To address this issue, review the list of 4XX URLs along with each internal page that is linked to a specific 4XX URL. Restore pages, remove broken links, or replace them with relevant links to live and accessible pages. Moreover, avoid 4XX errors by setting up 301 redirects when moving or deleting the site’s pages.

Your users will inevitably encounter 404 pages on your website from time to time. For instance, they may type an incorrect URL in the address bar or access hidden pieces of content. This is why you need to create a well-designed, user-friendly 404 page with customized navigation elements.

9. Check redirects

When managed correctly, redirects guide website users and search bots to a new location after the page has been deleted or moved. To make sure that your redirects work correctly, avoid redirect chains or loops, redirects to broken URLs, or hreflang attributes to 3XX pages, etc. Also, maintain a low percentage of 3XX pages on your website.

To identify redirect issues, either use the Indexing report in Google Search Console or check them in SE Ranking’s Issue Report. 

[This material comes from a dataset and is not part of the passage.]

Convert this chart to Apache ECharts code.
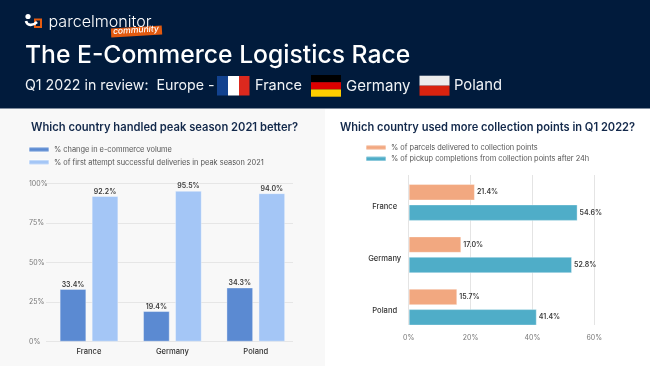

10. Check the no index & nofollow pages

The no index meta tag instructs search engines not to include pages with this tag in the index after crawling. This prevents them from appearing in search results. Similarly, the nofollow meta tag prohibits search engines from crawling links on the page. This also means that any authority held by the page will not be passed to the pages it links to. In short, be precise when assigning these tags to your page to prevent indexation and crawling issues.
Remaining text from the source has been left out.